Microlearning can also be implemented in the most introductory structure of corporate learning: the onboarding process. Utilizing microlearning in onboarding again employs its freedom for customization, whether for particular teams or individuals.

“Customize onboarding depending on the role,” said Brooke Coletti, senior partner enablement manager at Amazon Web Services. “The ability to have those smaller videos will allow other teams within the organizations to pick the topics that are the most impactful for them.”

Adopting this new method of learning may be difficult when accustomed to the more protracted breadths of traditional learning structures. It can be tempting to cram as much information as possible into a segment of microlearning or endeavor to perfect every detail of the micro-package. However, Faggioni warns against including too many elements of a concept, as this would defeat the very purpose of being ‘micro’ and hinder the inherent ideas of accelerated efficiency behind microlearning.

“If you come from a world where perfection is what was expected, and now you’re trying to get a bit scrappier, that can be just a personal scare to just make that transition,” said Faggioni. “You can’t always be worried about the exact video quality and that high-end production. Sometimes you’re just trying to get the information out.”

It is also vital to examine and quantify the impacts of microlearning post-implementation. While inspecting attainment as the lagging indicator of progress is important, it might be more helpful to look at key leading indicators. Using these segments can then predict the lagging indicators, strengthen them, and enable the sales team to meet their quota.

“Data is just the universal love language of anybody in a business,” said Faggioni. “You just have to use it to tell the right story.”

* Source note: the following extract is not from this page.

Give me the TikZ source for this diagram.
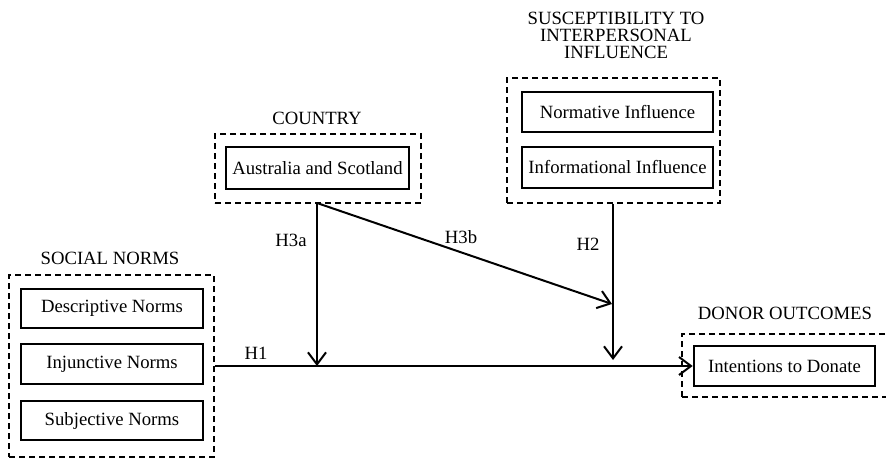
\documentclass[tikz,border=0pt]{standalone}
\usepackage{fontspec}
\setmainfont{Liberation Serif}
\usetikzlibrary{arrows.meta}
\begin{document}
\begin{tikzpicture}[x=1pt,y=-1pt,
  every node/.style={font=\fontsize{18.7}{17}\selectfont},
  grp/.style={draw, line width=1.8pt, dash pattern=on 6pt off 4pt, inner sep=0pt},
  itembox/.style={draw, line width=2.6pt, inner sep=0pt},
  lbl/.style={inner sep=0pt, align=center},
  conn/.style={line width=2pt, -{Straight Barb[length=12pt,width=18pt]}},
  plain/.style={line width=2pt}
]
\useasboundingbox (0,0) rectangle (886,458);
% Country
\node[grp, minimum width=206pt, minimum height=69pt] (cgrp) at (318,168.5) {};
\node[itembox, minimum width=183pt, minimum height=42pt] (aus) at (317.5,168) {Australia and Scotland};
\node[lbl] (clbl) at (317,118) {COUNTRY};
% Susceptibility
\node[grp, minimum width=213pt, minimum height=125pt] (sgrp) at (613.5,140.5) {};
\node[itembox, minimum width=191pt, minimum height=40pt] (norm) at (617.5,112) {Normative Influence};
\node[itembox, minimum width=191pt, minimum height=41pt] (info) at (617.5,167.5) {Informational Influence};
\node[lbl] (slbl1) at (616,18.3) {SUSCEPTIBILITY TO};
\node[lbl] (slbl2) at (616,35.5) {INTERPERSONAL};
\node[lbl] (slbl3) at (616,52.5) {INFLUENCE};
% Social norms
\node[grp, minimum width=205pt, minimum height=182pt] (ngrp) at (111.5,366) {};
\node[itembox, minimum width=182pt, minimum height=39pt] (desc) at (112,308.5) {Descriptive Norms};
\node[itembox, minimum width=182pt, minimum height=40pt] (inj) at (112,364) {Injunctive Norms};
\node[itembox, minimum width=182pt, minimum height=39pt] (subj) at (112,420.5) {Subjective Norms};
\node[lbl] (nlbl) at (110,258) {SOCIAL NORMS};
% Donor outcomes
\node[grp, minimum width=210pt, minimum height=63pt] (dgrp) at (787,365.5) {};
\node[itembox, minimum width=181pt, minimum height=40pt] (int) at (784.5,366) {Intentions to Donate};
\node[lbl] (dlbl) at (785,313) {DONOR OUTCOMES};
% junction coordinates
\coordinate (j1) at (317,366);
\coordinate (j2) at (612,304);
\coordinate (j3) at (613,360);
\coordinate (c0) at (317,203);
% connectors
\draw[conn] (ngrp.east |- int.west) -- (int.west);
\draw[conn] (c0) -- (j1);
\draw[conn] (c0) -- (j2);
\draw[conn] (j3 |- sgrp.south) -- (j3);
% labels
\node[lbl] (h1) at (256,353) {H1};
\node[lbl] (h3a) at (291,240) {H3a};
\node[lbl] (h3b) at (461,237) {H3b};
\node[lbl] (h2) at (588,244) {H2};
\end{tikzpicture}
\end{document}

Building an infrastructure of microlearning requires engaging in receptive listening and feedback. Challenging traditional methods of learning always necessitates flexibility. Creating a culture of adaptation to better develop strategies for an efficient, micro-enhanced learning experience ensures that enablement and sales reps alike enhance and increase productivity. By using snackable learning to foster large-scale understanding, learners are enabled and optimized to succeed.